I actually had the same question when it comes to the CPC federal government hypothetical. It does seem like the 2019 results, both federally and provincially, were influenced by the right being shut out at both levels. Edmonton seems to provide a strong and stable floor for the ANDP. Federally that year, the CPC managed to get a higher popular vote total than Harper ever got and swept everything except Edmonton Strathcona. I have to imagine that having both Trudeau and Notley running things at their respective levels for nearly four years riled up the conservative base of the province in 2019.

It also does seem to me that in more recent years that Canadians like to check the party in power at the federal level by voting the other way in provincial elections. There are always exceptions, but there does seem to be a correlation. The centre-left certainly isn't controlling much at the provincially level right now. Not including the territories, the Liberals have Newfoundland and the NDP has BC. At the tail end of the Harper years, the centre-right had just BC, Saskatchewan, and Newfoundland. (I'm not really sure how to place the PLQ then, but the CAQ is unquestionably right-of-centre.)

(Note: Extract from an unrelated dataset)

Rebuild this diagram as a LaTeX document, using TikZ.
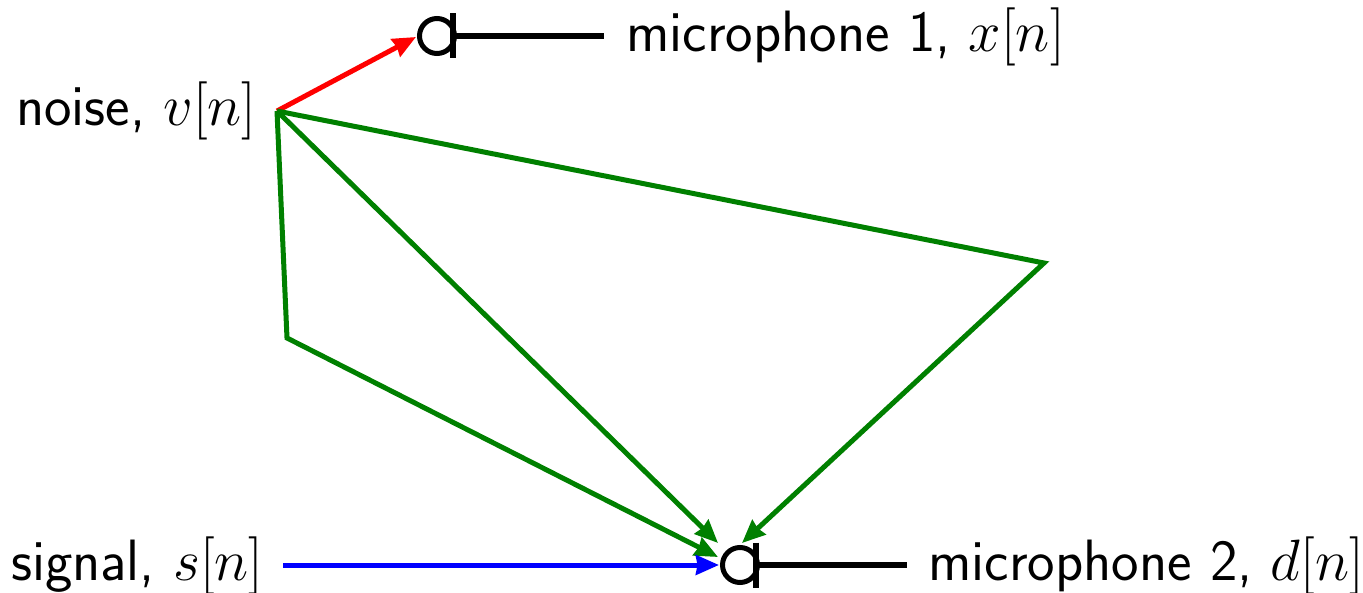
\documentclass[tikz,border=0pt]{standalone}
\usepackage[dvipsnames]{xcolor}
\usetikzlibrary{arrows.meta,positioning}
\definecolor{pathgreen}{RGB}{0,128,0}
\tikzset{
  mic/.style={
    inner sep = 0pt,
    minimum size = 0.7cm,
    shape = circle,
    draw,
    line width = 0.1cm
  },
  wire/.style={
    line width = 0.11cm
  },
  path/.style={
    line width = 0.1cm,
    line join = miter,
    -{Stealth[length=0.46cm,width=0.39cm,inset=0.03cm]}
  },
  label/.style={
    font = \Huge\sffamily,
    scale = 1.334,
    transform shape,
    inner sep = 0pt
  },
}
\begin{document}
\begin{tikzpicture}[x=0.02cm,y=0.02cm]
    \useasboundingbox (0,0) rectangle (1363,592);
    \def\dbar{22.5}
    % microphones
    \node[mic] (mica) at (437,556) {};
    \node[mic] (micb) at (740,27) {};
    \coordinate (bara) at (453,556);
    \coordinate (barb) at (756,27);
    \coordinate (enda) at (604,556);
    \coordinate (endb) at (907,27);
    \draw[wire] (bara) -- (enda);
    \draw[wire] (barb) -- (endb);
    \draw[wire] ([yshift=\dbar*0.02cm]bara) -- ([yshift=-\dbar*0.02cm]bara);
    \draw[wire] ([yshift=\dbar*0.02cm]barb) -- ([yshift=-\dbar*0.02cm]barb);
    % labels
    \node[label,anchor=west] (labela) at (626,555) {microphone 1, $x[n]$};
    \node[label,anchor=west] (labelb) at (928,26) {microphone 2, $d[n]$};
    \node[label,anchor=east] (noise) at (257,481) {noise, $v[n]$};
    \node[label,anchor=east] (signal) at (264,26) {signal, $s[n]$};
    % paths
    \coordinate (source) at (277,481);
    \coordinate (start) at (283,27);
    \coordinate (right) at (1044,329);
    \coordinate (left) at (287,254);
    \coordinate (tipa) at (416,555);
    \coordinate (tipb) at (718,49);
    \coordinate (tipc) at (742,49);
    \coordinate (tipd) at (718,35);
    \coordinate (tipe) at (719,27);
    \draw[path,red] (source) -- (tipa);
    \draw[path,pathgreen] (source) -- (tipb);
    \draw[path,pathgreen] (source) -- (right) -- (tipc);
    \draw[path,pathgreen] (source) -- (left) -- (tipd);
    \draw[path,blue] (start) -- (tipe);
\end{tikzpicture}
\end{document}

As for the results themselves, it's surprising how unsurprising they are. (I suppose the exception is the popular vote margin, which is certainly higher than most were expecting.) Losing is obviously disappointing, but the NDP has a lot to be proud of. They've reestablished Fortress Edmonton. It looks like their seat count in Calgary may end up right around what they got in 2015 (assuming current leads hold), though certainly more impressive since they didn't have to rely on vote splitting. Unfortunately, the rurals can't be won without vote splitting (with the one notable exception on the map). It's very easy to see where an NDP Government could be formed though. If I'm not mistaken, the tipping point seat looks to be Morinville-St. Albert, which went UCP by 6.1%.

I'm sure someone here knows, but why is Calgary West so much more conservative than its surrounding ridings? It seems to vote more like Southern Calgary.